Colocalization of α-SMA and TTF-1 in primary AECs during epithelial-mesenchymal transition. Immunoreactivity for α-SMA (green) and TTF-1 (red) was assessed on days 6, 8, and 10 of primary culture of AECs in MDSF + TGF-β1 + TNF-α. On day 6, individual AECs were identified that co-express nuclear TTF-1 and cytoplasmic α-SMA. Expression of α-SMA increased gradually over time in culture (A to C, D to F) and paralleled a concomitant decrease in expression of TTF-1 (A to C, G to I) along with a transition from an epithelial to a fibroblast-like morphology. Photographs are representative of >12 monolayers from more than three separate experiments.

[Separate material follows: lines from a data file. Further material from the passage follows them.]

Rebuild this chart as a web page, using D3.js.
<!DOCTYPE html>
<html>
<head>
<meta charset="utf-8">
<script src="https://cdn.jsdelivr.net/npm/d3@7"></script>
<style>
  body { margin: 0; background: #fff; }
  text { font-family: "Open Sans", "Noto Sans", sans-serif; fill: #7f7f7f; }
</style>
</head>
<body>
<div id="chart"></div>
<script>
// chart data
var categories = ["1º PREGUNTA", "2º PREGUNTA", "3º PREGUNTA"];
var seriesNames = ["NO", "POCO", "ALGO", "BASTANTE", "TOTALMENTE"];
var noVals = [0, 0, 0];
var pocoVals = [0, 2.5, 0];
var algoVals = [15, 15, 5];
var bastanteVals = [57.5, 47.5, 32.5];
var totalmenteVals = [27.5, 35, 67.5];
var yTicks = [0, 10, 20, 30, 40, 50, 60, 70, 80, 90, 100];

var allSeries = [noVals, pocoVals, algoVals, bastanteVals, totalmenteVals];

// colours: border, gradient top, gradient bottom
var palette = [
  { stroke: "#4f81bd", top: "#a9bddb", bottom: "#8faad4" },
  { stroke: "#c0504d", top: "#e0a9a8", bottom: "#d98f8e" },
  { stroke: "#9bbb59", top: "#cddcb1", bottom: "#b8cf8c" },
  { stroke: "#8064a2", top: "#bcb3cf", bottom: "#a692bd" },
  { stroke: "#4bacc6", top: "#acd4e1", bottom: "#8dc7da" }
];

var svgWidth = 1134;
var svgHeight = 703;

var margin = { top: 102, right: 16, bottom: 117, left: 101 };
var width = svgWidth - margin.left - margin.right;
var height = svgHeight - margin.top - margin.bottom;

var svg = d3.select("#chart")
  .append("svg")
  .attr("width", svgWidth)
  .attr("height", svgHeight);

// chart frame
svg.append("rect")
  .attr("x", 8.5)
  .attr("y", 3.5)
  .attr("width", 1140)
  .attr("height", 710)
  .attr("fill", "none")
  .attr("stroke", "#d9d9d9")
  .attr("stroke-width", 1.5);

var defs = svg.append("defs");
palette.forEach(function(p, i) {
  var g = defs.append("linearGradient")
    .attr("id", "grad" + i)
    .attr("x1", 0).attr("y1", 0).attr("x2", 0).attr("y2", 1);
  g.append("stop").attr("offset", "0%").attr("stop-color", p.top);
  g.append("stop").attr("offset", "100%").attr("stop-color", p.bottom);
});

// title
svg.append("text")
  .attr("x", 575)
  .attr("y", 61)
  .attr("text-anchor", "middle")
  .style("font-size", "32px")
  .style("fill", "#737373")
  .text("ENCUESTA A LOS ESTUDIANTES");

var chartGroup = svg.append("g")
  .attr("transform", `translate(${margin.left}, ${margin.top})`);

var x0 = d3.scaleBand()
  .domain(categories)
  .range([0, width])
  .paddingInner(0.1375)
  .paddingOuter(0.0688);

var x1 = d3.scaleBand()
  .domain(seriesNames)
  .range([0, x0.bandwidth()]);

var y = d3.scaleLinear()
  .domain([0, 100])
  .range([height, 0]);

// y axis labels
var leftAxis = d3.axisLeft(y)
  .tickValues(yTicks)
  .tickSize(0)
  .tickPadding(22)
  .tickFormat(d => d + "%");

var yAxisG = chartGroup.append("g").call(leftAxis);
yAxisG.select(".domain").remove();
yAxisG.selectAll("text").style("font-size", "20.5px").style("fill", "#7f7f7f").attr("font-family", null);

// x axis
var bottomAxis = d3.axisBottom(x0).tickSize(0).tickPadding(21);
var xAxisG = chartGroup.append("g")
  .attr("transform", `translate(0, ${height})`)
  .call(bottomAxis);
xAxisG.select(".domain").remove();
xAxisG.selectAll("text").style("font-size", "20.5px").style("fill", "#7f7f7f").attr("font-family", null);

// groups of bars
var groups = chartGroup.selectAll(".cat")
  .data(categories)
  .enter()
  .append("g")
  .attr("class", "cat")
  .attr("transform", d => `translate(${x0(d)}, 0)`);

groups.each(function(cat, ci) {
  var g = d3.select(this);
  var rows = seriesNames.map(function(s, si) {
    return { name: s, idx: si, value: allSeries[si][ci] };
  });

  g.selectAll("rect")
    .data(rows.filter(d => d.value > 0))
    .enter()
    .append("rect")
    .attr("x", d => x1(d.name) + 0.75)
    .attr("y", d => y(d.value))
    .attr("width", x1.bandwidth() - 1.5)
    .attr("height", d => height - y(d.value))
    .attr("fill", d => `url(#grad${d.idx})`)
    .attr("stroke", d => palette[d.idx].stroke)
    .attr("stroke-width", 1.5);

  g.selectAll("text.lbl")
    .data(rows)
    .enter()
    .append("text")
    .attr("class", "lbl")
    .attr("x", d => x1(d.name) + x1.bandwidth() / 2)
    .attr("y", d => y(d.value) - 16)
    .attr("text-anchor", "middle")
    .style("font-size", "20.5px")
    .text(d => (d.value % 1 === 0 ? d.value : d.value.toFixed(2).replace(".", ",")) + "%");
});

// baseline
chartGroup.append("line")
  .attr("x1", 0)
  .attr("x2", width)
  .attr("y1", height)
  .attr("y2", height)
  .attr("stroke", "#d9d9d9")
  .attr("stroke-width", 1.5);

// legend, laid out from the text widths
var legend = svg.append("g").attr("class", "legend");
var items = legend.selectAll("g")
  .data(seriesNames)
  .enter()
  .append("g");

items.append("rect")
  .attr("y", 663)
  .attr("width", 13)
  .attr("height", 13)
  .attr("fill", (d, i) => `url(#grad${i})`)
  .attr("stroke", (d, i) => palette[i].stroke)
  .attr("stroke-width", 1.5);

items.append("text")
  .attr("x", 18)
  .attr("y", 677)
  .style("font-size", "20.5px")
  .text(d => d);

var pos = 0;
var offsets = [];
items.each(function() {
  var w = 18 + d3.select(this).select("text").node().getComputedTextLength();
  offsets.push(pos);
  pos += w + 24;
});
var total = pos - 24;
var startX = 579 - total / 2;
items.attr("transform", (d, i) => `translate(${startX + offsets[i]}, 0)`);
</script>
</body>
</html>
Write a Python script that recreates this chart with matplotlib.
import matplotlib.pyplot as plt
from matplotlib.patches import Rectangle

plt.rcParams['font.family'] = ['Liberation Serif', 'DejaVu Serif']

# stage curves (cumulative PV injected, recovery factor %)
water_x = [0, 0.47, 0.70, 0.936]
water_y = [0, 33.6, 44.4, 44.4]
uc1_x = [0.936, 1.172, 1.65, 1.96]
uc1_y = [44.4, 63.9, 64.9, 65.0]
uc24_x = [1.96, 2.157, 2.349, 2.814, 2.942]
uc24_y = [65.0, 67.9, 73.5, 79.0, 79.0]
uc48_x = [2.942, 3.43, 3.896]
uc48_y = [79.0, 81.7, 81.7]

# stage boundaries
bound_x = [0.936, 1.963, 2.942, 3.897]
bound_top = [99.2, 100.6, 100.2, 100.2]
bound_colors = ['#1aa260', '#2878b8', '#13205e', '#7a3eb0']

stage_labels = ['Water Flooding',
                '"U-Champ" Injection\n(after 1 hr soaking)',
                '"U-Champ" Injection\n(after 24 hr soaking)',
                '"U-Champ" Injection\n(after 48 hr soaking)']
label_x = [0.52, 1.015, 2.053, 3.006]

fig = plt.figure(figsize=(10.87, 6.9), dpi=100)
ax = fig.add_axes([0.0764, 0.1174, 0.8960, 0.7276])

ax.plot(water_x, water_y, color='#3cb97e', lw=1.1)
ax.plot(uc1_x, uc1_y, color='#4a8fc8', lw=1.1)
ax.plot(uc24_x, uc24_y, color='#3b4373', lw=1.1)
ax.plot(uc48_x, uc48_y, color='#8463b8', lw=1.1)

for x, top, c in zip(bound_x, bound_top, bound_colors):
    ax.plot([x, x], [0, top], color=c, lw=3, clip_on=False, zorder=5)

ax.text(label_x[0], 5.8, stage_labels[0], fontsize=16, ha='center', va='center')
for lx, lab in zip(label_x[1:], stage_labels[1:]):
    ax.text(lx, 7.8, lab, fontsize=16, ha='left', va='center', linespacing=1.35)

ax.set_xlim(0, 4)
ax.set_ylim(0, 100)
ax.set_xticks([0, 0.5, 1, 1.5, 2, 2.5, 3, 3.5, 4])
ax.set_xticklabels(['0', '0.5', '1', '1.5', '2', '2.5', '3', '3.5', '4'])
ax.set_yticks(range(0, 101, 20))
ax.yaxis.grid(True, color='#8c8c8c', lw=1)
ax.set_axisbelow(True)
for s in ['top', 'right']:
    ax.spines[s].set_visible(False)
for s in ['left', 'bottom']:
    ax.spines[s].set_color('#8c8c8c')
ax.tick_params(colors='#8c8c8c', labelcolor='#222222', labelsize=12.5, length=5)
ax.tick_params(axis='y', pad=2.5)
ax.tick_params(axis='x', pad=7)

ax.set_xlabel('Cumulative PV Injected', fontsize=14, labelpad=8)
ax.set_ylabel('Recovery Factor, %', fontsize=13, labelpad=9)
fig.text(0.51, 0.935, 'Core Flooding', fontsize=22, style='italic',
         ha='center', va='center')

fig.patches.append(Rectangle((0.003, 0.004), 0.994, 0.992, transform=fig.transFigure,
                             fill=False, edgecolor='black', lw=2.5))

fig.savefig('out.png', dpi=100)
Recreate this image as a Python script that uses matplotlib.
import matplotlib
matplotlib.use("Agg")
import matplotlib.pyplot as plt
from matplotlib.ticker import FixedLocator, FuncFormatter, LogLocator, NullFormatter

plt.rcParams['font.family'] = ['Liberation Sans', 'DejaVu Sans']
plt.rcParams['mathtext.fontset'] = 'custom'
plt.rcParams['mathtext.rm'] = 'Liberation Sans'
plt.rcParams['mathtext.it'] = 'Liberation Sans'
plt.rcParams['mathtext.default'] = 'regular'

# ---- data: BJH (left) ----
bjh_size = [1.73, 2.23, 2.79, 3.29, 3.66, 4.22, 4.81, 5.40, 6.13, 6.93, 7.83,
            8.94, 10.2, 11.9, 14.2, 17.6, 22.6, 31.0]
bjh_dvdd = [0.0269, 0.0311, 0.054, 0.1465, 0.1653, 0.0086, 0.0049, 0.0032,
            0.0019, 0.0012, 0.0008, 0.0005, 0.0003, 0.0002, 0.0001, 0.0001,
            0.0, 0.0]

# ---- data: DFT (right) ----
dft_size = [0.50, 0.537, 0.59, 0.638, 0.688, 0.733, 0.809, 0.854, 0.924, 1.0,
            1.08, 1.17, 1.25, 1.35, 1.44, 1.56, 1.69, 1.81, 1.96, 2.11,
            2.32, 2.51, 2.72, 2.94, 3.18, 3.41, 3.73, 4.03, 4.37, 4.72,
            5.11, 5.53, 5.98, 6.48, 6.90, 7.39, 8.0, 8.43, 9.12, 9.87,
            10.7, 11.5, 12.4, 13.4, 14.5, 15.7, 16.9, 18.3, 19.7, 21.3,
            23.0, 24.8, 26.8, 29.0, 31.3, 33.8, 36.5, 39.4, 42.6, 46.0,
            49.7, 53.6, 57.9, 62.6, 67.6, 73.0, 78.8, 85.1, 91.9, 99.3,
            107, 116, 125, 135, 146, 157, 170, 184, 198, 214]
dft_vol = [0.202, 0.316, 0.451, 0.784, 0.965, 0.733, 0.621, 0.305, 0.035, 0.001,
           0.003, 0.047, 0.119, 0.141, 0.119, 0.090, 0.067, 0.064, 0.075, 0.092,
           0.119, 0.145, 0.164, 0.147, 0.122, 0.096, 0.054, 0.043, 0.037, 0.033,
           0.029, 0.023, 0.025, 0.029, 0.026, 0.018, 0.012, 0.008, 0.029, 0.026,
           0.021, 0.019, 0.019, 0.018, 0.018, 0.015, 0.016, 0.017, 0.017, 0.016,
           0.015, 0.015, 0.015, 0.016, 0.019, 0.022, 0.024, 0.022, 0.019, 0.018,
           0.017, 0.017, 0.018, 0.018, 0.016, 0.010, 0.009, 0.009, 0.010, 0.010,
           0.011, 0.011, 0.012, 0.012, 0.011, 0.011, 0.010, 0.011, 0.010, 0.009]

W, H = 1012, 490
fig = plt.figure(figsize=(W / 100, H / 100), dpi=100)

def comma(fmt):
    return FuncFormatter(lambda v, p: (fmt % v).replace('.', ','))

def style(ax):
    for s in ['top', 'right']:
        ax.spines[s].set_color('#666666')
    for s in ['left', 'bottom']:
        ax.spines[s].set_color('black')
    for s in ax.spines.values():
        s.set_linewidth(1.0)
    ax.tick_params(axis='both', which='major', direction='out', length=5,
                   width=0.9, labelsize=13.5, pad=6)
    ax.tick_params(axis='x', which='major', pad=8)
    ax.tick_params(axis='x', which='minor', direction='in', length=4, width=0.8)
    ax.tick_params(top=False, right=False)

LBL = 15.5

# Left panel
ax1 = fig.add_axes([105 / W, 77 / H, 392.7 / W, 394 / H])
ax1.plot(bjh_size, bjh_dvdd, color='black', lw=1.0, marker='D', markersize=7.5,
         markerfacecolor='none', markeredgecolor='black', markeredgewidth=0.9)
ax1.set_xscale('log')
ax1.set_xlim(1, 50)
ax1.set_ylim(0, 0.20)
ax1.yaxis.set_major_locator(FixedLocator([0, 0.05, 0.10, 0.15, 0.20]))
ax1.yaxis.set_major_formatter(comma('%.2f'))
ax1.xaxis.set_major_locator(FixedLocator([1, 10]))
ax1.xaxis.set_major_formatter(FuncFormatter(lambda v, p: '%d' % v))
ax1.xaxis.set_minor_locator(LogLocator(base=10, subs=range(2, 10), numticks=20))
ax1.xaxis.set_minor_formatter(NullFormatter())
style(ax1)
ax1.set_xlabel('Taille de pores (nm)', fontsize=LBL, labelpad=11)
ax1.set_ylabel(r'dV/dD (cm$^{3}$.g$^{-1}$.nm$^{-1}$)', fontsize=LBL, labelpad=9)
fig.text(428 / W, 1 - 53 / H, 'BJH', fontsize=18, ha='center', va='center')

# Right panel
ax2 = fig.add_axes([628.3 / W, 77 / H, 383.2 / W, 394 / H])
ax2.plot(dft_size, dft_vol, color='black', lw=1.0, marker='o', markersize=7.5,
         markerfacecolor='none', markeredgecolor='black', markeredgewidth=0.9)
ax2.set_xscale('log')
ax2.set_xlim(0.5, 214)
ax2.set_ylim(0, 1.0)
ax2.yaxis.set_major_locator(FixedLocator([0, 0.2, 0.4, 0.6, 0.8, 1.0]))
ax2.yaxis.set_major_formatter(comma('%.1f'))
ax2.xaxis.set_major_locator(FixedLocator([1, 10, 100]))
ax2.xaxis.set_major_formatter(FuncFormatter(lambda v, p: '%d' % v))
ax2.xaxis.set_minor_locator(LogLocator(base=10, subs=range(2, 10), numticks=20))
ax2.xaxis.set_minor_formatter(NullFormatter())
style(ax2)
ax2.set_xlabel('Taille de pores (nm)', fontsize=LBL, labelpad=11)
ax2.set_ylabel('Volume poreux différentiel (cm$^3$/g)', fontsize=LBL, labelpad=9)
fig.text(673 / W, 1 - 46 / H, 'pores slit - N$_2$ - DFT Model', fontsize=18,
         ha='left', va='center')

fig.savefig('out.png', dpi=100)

Original magnification, ×600.

Figure 6

Co-expression of myofibroblast and AEC markers in AECs of lung tissue from humans with IPF. Low-power images (original magnification, ×100) reveal severe destruction of normal lung architecture due to fibrosis (A and D). Pink color represents Fast Red staining of SP-B (A to C) or TTF-1 (D to F). Brown color represents diaminobenzidine staining of α-SMA. High-power images (original magnification, ×400; two representative fields from within the low-power field shown) reveal abundant epithelial cells adjacent to fibroblastic foci co-expressing SP-B (pink, cytoplasmic) and α-SMA (brown, cytoplasmic) (B and C) or TTF-1 (pink, nuclear) and α-SMA (brown, cytoplasmic) (E and F). Colocalization of both markers was seen in all three patients examined.

Figure 7

Colocalization of myofibroblast and AEC markers in AECs of lung tissue from humans with IPF using three-dimensional deconvolution microscopy. High-power images (original magnification, ×100) of single epithelial cells were taken at sequential 0.1-μm z axis depths >3 μm. Resultant image stacks were analyzed using a three-dimensional deconvolution algorithm. Pro-SPB and TTF-1 (pink) colocalized with α-SMA (brown) to the same optical section in all cells analyzed.